Figure 7 Lung cancer studies: predicted relative risk for doses from 0 to 300 µg/l. Top Left: First-order fitted fractional polynomial model with p = 3 (Model 1); Top Right: Second-order fitted fractional polynomial model with p1 = -2, p2 = 3 (Model 2); Bottom Left: Second-order fitted fractional polynomial model with p1=p2=3 (Model 3).

Discussion and conclusion

This article applies fractional polynomial and spline regression models to determine the shapes of the dose-response relationships between bladder and lung cancer risk and exposure to low to moderate dose arsenic. Our results are similar to Mink et al.³ who found a generally weak and statistically insignificant relationship between low-dose exposure to arsenic and bladder cancer and Begum et al.⁴ who found a generally weak relationship between bladder and lung cancer and exposure to low-dose arsenic. We estimate overall risks of bladder and lung cancers by combining findings from systematically selected studies on these cancers under both linear and non-linear modeling assumptions. We consider fractional polynomial models that include a linear model as a special case, and the spline regression models. Fractional polynomial models do not provide any statistically significant relative risks of bladder and lung cancer at low to moderate dose levels of arsenic exposure. These models predict no or minimal risk for bladder and lung cancer at low to moderate dose levels (0 to 150) µg/l. It is also to be noted that at higher dose levels each model predicts less reliable relative risk estimates for bladder and lung cancer. Overall, we found a weak and statistically insignificant relationship between both bladder and lung cancer and low to moderate exposure to arsenic.

However, it is important to observe that both bladder and lung cancer studies have only few data points in the range of exposure – response set (Figure 8 and Figure 9). Since sample size affects the statistical significance, we note that further investigation with larger number of points in the range of exposure – response set is required to draw firm conclusions.

Figure 8 Scatter plots of exposure levels and log relative risks for twelve bladder cancer studies.

Figure 9 Scatter plots of exposure levels and log relative risks for eight lung cancer studies.

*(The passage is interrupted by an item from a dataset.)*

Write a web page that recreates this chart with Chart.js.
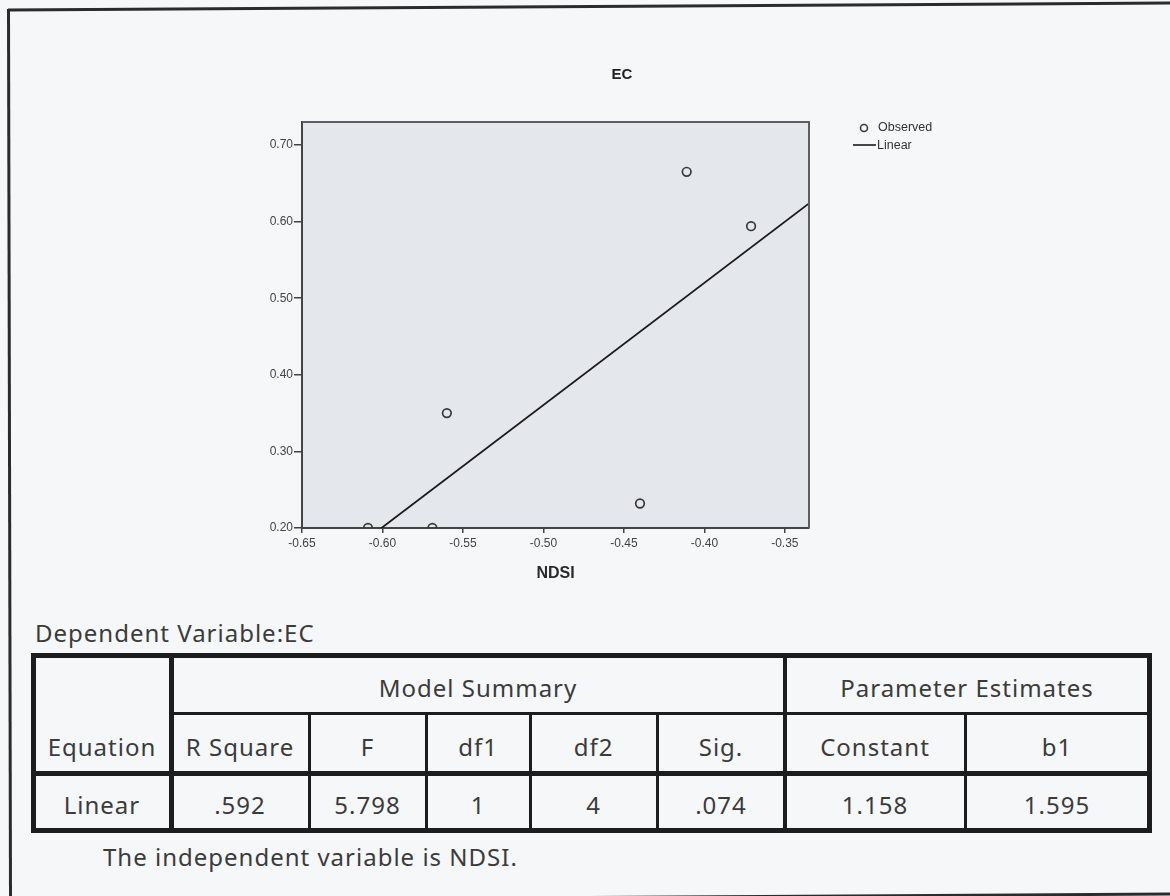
<!DOCTYPE html>
<html>
<head>
<meta charset="utf-8">
<script src="https://cdn.jsdelivr.net/npm/chart.js@4/dist/chart.umd.min.js"></script>
<style>
  html, body { margin: 0; padding: 0; }
  body { width: 1170px; height: 896px; overflow: hidden; position: relative; background: #f6f7f9; font-family: "Noto Sans", sans-serif; }
  #frame { position: absolute; left: 0; top: 0; }
  #plotBox { position: absolute; left: 240px; top: 40px; width: 764px; height: 560px; }
  .txt { position: absolute; height: 24px; line-height: 24px; font-size: 24px; letter-spacing: 1px; color: #3b3b3b; white-space: nowrap; }
  .cell { text-align: center; }
  .rule { position: absolute; background: #1d1d1d; }
</style>
</head>
<body>
<svg id="frame" width="1170" height="896">
  <line x1="8" y1="10" x2="1170" y2="3" stroke="#2b2b2b" stroke-width="3"/>
  <line x1="8.5" y1="9" x2="10.5" y2="896" stroke="#2b2b2b" stroke-width="3"/>
  <line x1="8" y1="901" x2="1170" y2="894" stroke="#2b2b2b" stroke-width="3"/>
</svg>

<div id="plotBox"><canvas id="chart" width="764" height="560"></canvas></div>

<div id="table"></div>

<script>
// Observed cases
const ndsi = [-0.609, -0.569, -0.560, -0.440, -0.411, -0.371];
const ec   = [0.200, 0.200, 0.350, 0.232, 0.665, 0.594];

// Linear fit EC = constant + b1 * NDSI
const fitConstant = 1.158;
const fitSlope = 1.595;
const fitRange = [-0.65, -0.335];

// Axis ticks
const xTicks = [-0.65, -0.60, -0.55, -0.50, -0.45, -0.40, -0.35];
const yTicks = [0.20, 0.30, 0.40, 0.50, 0.60, 0.70];

// Summary table text
const chartTitle = 'EC';
const xTitle = 'NDSI';
const dependentNote = 'Dependent Variable:EC';
const independentNote = 'The independent variable is NDSI.';
const groupHeaders = ['Model Summary', 'Parameter Estimates'];
const columnHeaders = ['Equation', 'R Square', 'F', 'df1', 'df2', 'Sig.', 'Constant', 'b1'];
const linearRow = ['Linear', '.592', '5.798', '1', '4', '.074', '1.158', '1.595'];

// ---- scatter plot ----
const plotDecor = {
  id: 'plotDecor',
  beforeDraw(chart) {
    const { ctx, chartArea: a } = chart;
    ctx.save();
    ctx.fillStyle = '#e4e7ec';
    ctx.fillRect(a.left, a.top, a.width, a.height);
    ctx.restore();
  },
  afterDraw(chart) {
    const { ctx, chartArea: a } = chart;
    ctx.save();
    // top and right edges of the plot panel
    ctx.strokeStyle = '#5e5e5e';
    ctx.lineWidth = 2;
    ctx.beginPath();
    ctx.moveTo(a.left, a.top);
    ctx.lineTo(a.right, a.top);
    ctx.lineTo(a.right, a.bottom);
    ctx.stroke();

    // title
    ctx.fillStyle = '#222';
    ctx.font = 'bold 15px Arial';
    ctx.textAlign = 'center';
    ctx.textBaseline = 'middle';
    ctx.fillText(chartTitle, 382, 35);

    // legend
    const ds = chart.data.datasets;
    ctx.font = '12.5px Arial';
    ctx.textAlign = 'left';
    ctx.fillStyle = '#333';
    ctx.strokeStyle = '#3a3a3a';
    ctx.lineWidth = 1.6;
    ctx.beginPath();
    ctx.arc(624, 88, 3.5, 0, Math.PI * 2);
    ctx.stroke();
    ctx.fillText(ds[0].label, 638, 88);
    ctx.strokeStyle = '#1a1a1a';
    ctx.beginPath();
    ctx.moveTo(613, 105);
    ctx.lineTo(636, 105);
    ctx.stroke();
    ctx.fillText(ds[1].label, 637, 106);
    ctx.restore();
  }
};

const tickFont = { family: 'Arial', size: 12 };

new Chart(document.getElementById('chart'), {
  type: 'scatter',
  data: {
    datasets: [
      {
        label: 'Observed',
        data: ndsi.map((x, i) => ({ x, y: ec[i] })),
        pointStyle: 'circle',
        pointRadius: 4.3,
        pointBorderWidth: 1.7,
        borderColor: '#383838',
        backgroundColor: 'rgba(0,0,0,0)',
        showLine: false,
        clip: 0
      },
      {
        label: 'Linear',
        data: fitRange.map(x => ({ x, y: fitConstant + fitSlope * x })),
        showLine: true,
        borderColor: '#1a1a1a',
        borderWidth: 1.8,
        pointRadius: 0,
        clip: 0
      }
    ]
  },
  options: {
    responsive: false,
    animation: false,
    devicePixelRatio: 1,
    layout: { padding: { left: 0, top: 82, right: 195, bottom: 0 } },
    plugins: { legend: { display: false }, tooltip: { enabled: false }, title: { display: false } },
    scales: {
      x: {
        type: 'linear',
        position: 'bottom',
        min: -0.65,
        max: -0.335,
        afterBuildTicks: s => { s.ticks = xTicks.map(v => ({ value: v })); },
        afterFit: s => { s.height = 72; },
        grid: { drawOnChartArea: false, drawTicks: true, tickLength: 5, color: '#444', lineWidth: 1.5 },
        border: { display: true, color: '#444', width: 2 },
        ticks: {
          font: tickFont, color: '#444', padding: 3,
          maxRotation: 0, autoSkip: false, includeBounds: false,
          callback: v => v.toFixed(2)
        },
        title: {
          display: true, text: xTitle, color: '#2a2a2a',
          font: { family: 'Arial', size: 16, weight: 'bold' },
          padding: { top: 0, bottom: 17 }
        }
      },
      y: {
        type: 'linear',
        position: 'left',
        min: 0.20,
        max: 0.73,
        afterBuildTicks: s => { s.ticks = yTicks.map(v => ({ value: v })); },
        afterFit: s => { s.width = 62; },
        grid: { drawOnChartArea: false, drawTicks: true, tickLength: 8, color: '#444', lineWidth: 1.5 },
        border: { display: true, color: '#444', width: 2 },
        ticks: {
          font: tickFont, color: '#444', padding: 1,
          autoSkip: false, includeBounds: false,
          callback: v => v.toFixed(2)
        }
      }
    }
  },
  plugins: [plotDecor]
});

// ---- summary table ----
const colEdges = [33, 171, 309, 426, 530, 657, 785, 965, 1149];
const rowEdges = [655, 713, 773, 830];
const host = document.getElementById('table');

function rule(x, y, w, h) {
  const d = document.createElement('div');
  d.className = 'rule';
  Object.assign(d.style, { left: x + 'px', top: y + 'px', width: w + 'px', height: h + 'px' });
  host.appendChild(d);
}
function text(str, left, width, capCenter, cls) {
  const d = document.createElement('div');
  d.className = 'txt' + (cls ? ' ' + cls : '');
  d.textContent = str;
  d.style.left = left + 'px';
  if (width) d.style.width = width + 'px';
  d.style.top = (capCenter - 12.75) + 'px';
  host.appendChild(d);
}

const L = colEdges[0], R = colEdges[colEdges.length - 1];
const T = rowEdges[0], B = rowEdges[3];
const thick = 5, mid = 4, thin = 3;

// outer border
rule(L - thick / 2, T - thick / 2, R - L + thick, thick);
rule(L - thick / 2, B - thick / 2, R - L + thick, thick);
rule(L - thick / 2, T - thick / 2, thick, B - T + thick);
rule(R - thick / 2, T - thick / 2, thick, B - T + thick);
// header separators
rule(colEdges[1] - thick / 2, T, thick, B - T);
rule(colEdges[6] - mid / 2, T, mid, B - T);
rule(colEdges[1], rowEdges[1] - thin / 2, R - colEdges[1], thin);
rule(L, rowEdges[2] - thick / 2, R - L, thick);
[2, 3, 4, 5, 7].forEach(i => rule(colEdges[i] - thin / 2, rowEdges[1], thin, B - rowEdges[1]));

// texts
const shift = 4.5;
const rowCenter = r => (rowEdges[r] + rowEdges[r + 1]) / 2 + shift;
text(groupHeaders[0], colEdges[1], colEdges[6] - colEdges[1], rowCenter(0), 'cell');
text(groupHeaders[1], colEdges[6], R - colEdges[6], rowCenter(0), 'cell');
columnHeaders.forEach((h, i) => text(h, colEdges[i], colEdges[i + 1] - colEdges[i], rowCenter(1), 'cell'));
linearRow.forEach((v, i) => text(v, colEdges[i], colEdges[i + 1] - colEdges[i], rowCenter(2), 'cell'));

text(dependentNote, 35, 0, 633.5);
text(independentNote, 103, 0, 858);
</script>
</body>
</html>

Spline regression models are promising in fitting study-specific flexible exposure-response relationships. However, as shown in Figure 8 and Figure 9 there are only 3 to 5 data points in each of the bladder cancer and lung cancer studies. Figure 8 and Figure 9 present study specific exposure response relationships for bladder and lung cancer studies respectively. As evident from Figure 8 and Figure 9, there is lack of homogeneity in terms of exposure metrics as well as shape of the exposure response relationships. These figures also show the sparseness in the data for which the computation of the study specific spline models was not possible. With only one knot position at 50^th percentile, we were able to estimate the regression parameters but not their variance-covariance matrix. Thus it was not possible to combine the study specific regression coefficients from the study specific spline models. As a result, we do not include study specific spline models in the multivariate meta-analysis for the bladder cancer studies or lung cancer studies. This means that only estimates of the coefficients from the fractional polynomial models are combined using the multivariate meta-analysis.

Future studies investigating the association between exposure to low to moderate levels of arsenic and internal cancers can extend this work by including additional co-variate information. For instance, smoking status could be included to determine its effect on the dose-response relationships. This article can also be extended by obtaining additional data on low and especially moderate dose arsenic exposure levels and internal cancer for finer analyses. Due to the computational limitations for spline regression models with sparse data, our results were limited to only fractional polynomial models. This could be overcome, with additional data or the development of methods for modeling sparse data.